This is just a strange and random one-shot I came up with. It is very OOC! It probably doesn't make sense, but that isn't really important. I do not own the Artemis Fowl plot or characters. One final warning: this is majorly out of character.

Artemis Fowl shut his laptop, leaving it on the kitchen table. He had hatched another great plan, but there was something missing. He would need some of Butler's contacts. The bodyguard had not shown himself all day. Artemis made his way to the stairs, pushing past Myles and Beckette to get up. Halfway up he vowed to get an elevator; these stairs were murder.

He found Butler's bedroom and knocked on the door. He knocked again. Nobody answered, so he nudged open the door. Butler was spread across the bed, his mouth open and snoring.
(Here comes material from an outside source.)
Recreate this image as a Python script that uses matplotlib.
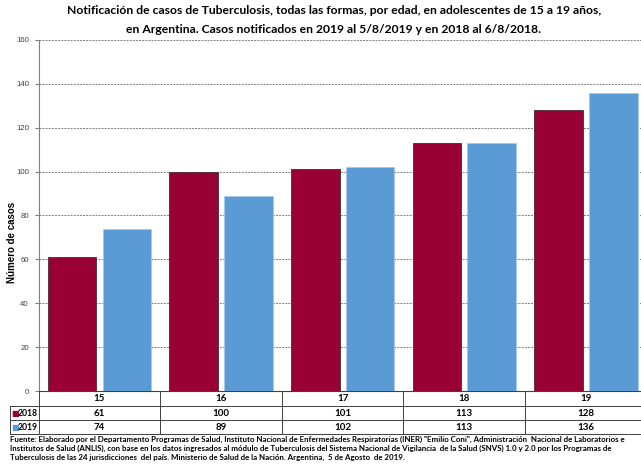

Artemis approached cautiously, like he would a sleeping bear. Not that he would ever be as stupid as to approach a bear, sleeping or otherwise. He prodded Butler, gently the first time, but then harder. He kept prodding his arm, getting no response. "Butler" he said. "Butler, get up. Get up, now! Butler!"

He tapped Butler's face, still trying to wake him. "Butler, wake up! It's half twelve in the afternoon, how can you still be asleep? Get up!" Out of frustration, he slapped Butler across the face. He didn't respond. Artemis stepped back, resting his hand on the bedside cabinet. It brushed against a piece of paper. Artemis picked it up, glancing at the number written on it. "Who in heaven's name is Rachel?" he murmured, putting the note back down and prodding Butler one last time.

He pulled the blanket off him, getting nothing but a twitch and the sight of the bodyguard's underwear for his troubles. "Butler, would you get up!" he snapped. Turning clumsily on the balls of his feet, he grabbed the mop bucket from outside the door- it wasn't worth wondering why it was there- and headed for the bathroom. He filled the bucket with water and dragged it back to Butler's room. Artemis really did need to start working out.

He managed to lift the bucket onto his knee, resting his foot on the bed. "So help me God, Butler, if you don't get out of bed…" Artemis tipped the water onto the man, expecting an explosive reaction. Instead, Butler turned in his sleep, now facing away from Artemis. "OH, come on! Is it really that much to ask that you be at least conscious at midday? I've not even had my lunch yet. Get up and feed me!"

Artemis threw the bucket down on the bed, groaning when it bounced and hit Butler on the head. Still not waking him. Desperately, he pushed his foot against Butler's ribs, forcing him off the bed. He hit the floor with a thump, continuing to sleep. Artemis kicked the bed in a tantrum, lifting his foot up when he hurt it. "Stupid Butler" he snarled, hopping out of the room.

In his anger, he slammed the bedroom door. "Huh? What on earth? Why am I on the floor? My bed's wet!"

"Leave it Artemis, just leave it." He sighed, leaning on the banister. Myles and Beckette were half way up the stairs, talking between themselves. "Artemis simple-toon" laughed Beckette. Artemis groaned and slipped into the bathroom, locking the door behind him. Within a few minutes, Butler was banging on the door, shouting "How long does it take to use the bathroom?"